O que em sua opinião não pode faltar em um pesquisador? Por que?

Acho que todo pesquisador tem que ser curioso, ser comprometido com o método científico e ter visão das consequências éticas de seu trabalho. E uma coisa que não pode faltar é persistência.

Como vê os alunos do DCC?

Já tive a oportunidade de conviver com alunos de variadas universidades de alto nível e em diversos continentes, e digo com tranquilidade que os alunos do DCC/UFMG apresentam alto preparo e capacidade. Há muito talento entre nossos alunos!

O que não pode faltar em um aluno do DCC?

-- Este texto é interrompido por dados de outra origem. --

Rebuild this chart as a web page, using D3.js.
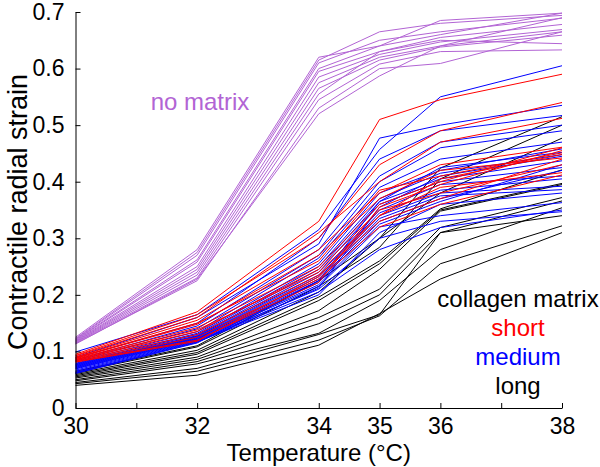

Seja aquele que deseja ingressar na pesquisa ou no mercado de trabalho, acho que todo aluno do DCC/UFMG tem que ser comprometido com a ética de trabalho (responsabilidade, confiabilidade, competência) e ter visão das consequências éticas de seu trabalho.

Como você define o DCC?

O DCC é um Departamento que procura um equilíbrio entre guiar todos os integrantes como um time e proporcionar liberdade acadêmica, e acho isso uma característica muito bacana. O corpo docente é altamente qualificado, com professores que são destaque em sua área de pesquisa. Além disso, o nosso corpo técnico-administrativo é sensacional, qualquer um que já precisou contar com eles sabe como são eficientes, dedicados e gentis. Por fim, o corpo discente é a alma de qualquer universidade e Departamento, e o nosso é excepcional.